**Exercise brief**
Give back, exactly as written, the lines from the beginning of the listing through the one that contains "return v.toFixed(2).replace('.', ',')".

**Supplied information**

:::::

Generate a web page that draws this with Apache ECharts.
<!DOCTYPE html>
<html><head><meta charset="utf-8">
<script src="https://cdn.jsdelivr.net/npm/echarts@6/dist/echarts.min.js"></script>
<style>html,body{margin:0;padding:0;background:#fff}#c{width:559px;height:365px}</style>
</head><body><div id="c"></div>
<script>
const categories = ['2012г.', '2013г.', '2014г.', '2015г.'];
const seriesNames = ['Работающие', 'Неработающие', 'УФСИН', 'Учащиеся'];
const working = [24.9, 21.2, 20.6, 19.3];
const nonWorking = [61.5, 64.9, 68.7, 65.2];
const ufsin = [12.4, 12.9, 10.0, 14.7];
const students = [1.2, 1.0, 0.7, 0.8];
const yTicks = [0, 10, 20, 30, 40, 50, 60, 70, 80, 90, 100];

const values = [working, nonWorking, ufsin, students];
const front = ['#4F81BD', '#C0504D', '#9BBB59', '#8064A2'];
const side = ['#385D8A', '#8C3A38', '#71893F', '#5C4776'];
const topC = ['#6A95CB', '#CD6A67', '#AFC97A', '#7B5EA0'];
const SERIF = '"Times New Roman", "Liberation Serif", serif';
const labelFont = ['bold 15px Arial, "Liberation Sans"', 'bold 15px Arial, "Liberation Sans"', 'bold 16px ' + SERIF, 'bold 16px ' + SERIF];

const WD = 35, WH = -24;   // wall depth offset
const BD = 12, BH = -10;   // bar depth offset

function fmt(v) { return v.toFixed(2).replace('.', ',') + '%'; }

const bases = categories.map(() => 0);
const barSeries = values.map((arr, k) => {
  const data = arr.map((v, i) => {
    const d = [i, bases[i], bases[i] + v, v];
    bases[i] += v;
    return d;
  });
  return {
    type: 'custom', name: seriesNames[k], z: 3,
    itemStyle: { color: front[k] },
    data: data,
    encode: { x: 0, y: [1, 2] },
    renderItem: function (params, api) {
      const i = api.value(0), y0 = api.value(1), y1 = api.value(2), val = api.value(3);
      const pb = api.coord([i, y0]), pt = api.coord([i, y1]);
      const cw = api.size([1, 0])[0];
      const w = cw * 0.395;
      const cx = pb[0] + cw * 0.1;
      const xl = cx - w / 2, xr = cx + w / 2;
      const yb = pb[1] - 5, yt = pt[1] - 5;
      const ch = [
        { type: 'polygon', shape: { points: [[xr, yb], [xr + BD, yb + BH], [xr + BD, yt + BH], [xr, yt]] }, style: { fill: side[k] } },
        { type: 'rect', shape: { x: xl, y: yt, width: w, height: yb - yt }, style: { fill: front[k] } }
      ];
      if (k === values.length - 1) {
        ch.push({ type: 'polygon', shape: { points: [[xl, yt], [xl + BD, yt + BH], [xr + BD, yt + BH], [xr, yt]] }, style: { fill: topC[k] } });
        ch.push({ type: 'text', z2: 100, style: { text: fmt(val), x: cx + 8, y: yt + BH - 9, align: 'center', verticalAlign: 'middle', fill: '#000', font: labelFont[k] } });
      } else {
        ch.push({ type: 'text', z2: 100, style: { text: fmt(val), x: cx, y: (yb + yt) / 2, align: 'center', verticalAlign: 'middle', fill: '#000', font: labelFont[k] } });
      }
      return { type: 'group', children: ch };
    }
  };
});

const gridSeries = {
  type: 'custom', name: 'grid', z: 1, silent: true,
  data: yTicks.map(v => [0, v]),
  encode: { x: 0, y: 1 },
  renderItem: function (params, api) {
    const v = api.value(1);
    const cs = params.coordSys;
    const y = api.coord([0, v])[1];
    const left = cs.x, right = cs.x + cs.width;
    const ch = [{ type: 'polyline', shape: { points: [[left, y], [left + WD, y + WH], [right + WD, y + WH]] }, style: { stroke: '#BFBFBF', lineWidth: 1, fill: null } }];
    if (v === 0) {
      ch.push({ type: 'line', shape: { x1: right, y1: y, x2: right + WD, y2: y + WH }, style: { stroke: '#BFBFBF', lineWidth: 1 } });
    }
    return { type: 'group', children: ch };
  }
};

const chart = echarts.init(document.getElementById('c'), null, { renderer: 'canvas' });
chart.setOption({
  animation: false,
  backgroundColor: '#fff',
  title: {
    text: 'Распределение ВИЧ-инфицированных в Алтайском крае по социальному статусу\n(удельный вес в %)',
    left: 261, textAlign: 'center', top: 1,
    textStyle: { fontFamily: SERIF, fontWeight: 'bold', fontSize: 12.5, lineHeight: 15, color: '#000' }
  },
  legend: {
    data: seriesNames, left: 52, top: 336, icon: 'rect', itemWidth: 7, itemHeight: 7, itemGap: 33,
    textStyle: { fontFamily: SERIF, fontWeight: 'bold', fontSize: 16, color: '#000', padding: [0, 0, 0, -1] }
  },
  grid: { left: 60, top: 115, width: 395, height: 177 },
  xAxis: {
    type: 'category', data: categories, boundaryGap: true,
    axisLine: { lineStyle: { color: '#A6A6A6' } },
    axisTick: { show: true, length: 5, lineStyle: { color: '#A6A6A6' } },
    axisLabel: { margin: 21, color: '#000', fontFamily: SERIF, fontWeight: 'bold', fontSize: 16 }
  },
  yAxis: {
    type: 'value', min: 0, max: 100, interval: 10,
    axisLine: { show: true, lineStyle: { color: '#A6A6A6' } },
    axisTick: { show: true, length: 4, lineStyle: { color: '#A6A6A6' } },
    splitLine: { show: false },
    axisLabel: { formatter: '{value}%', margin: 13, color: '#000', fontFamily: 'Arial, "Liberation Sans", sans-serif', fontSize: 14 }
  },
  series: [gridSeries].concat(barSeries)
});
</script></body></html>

:::::

**Task output**
Generate a web page that draws this with Apache ECharts.
<!DOCTYPE html>
<html><head><meta charset="utf-8">
<script src="https://cdn.jsdelivr.net/npm/echarts@6/dist/echarts.min.js"></script>
<style>html,body{margin:0;padding:0;background:#fff}#c{width:559px;height:365px}</style>
</head><body><div id="c"></div>
<script>
const categories = ['2012г.', '2013г.', '2014г.', '2015г.'];
const seriesNames = ['Работающие', 'Неработающие', 'УФСИН', 'Учащиеся'];
const working = [24.9, 21.2, 20.6, 19.3];
const nonWorking = [61.5, 64.9, 68.7, 65.2];
const ufsin = [12.4, 12.9, 10.0, 14.7];
const students = [1.2, 1.0, 0.7, 0.8];
const yTicks = [0, 10, 20, 30, 40, 50, 60, 70, 80, 90, 100];

const values = [working, nonWorking, ufsin, students];
const front = ['#4F81BD', '#C0504D', '#9BBB59', '#8064A2'];
const side = ['#385D8A', '#8C3A38', '#71893F', '#5C4776'];
const topC = ['#6A95CB', '#CD6A67', '#AFC97A', '#7B5EA0'];
const SERIF = '"Times New Roman", "Liberation Serif", serif';
const labelFont = ['bold 15px Arial, "Liberation Sans"', 'bold 15px Arial, "Liberation Sans"', 'bold 16px ' + SERIF, 'bold 16px ' + SERIF];

const WD = 35, WH = -24;   // wall depth offset
const BD = 12, BH = -10;   // bar depth offset

function fmt(v) { return v.toFixed(2).replace('.', ',') + '%'; }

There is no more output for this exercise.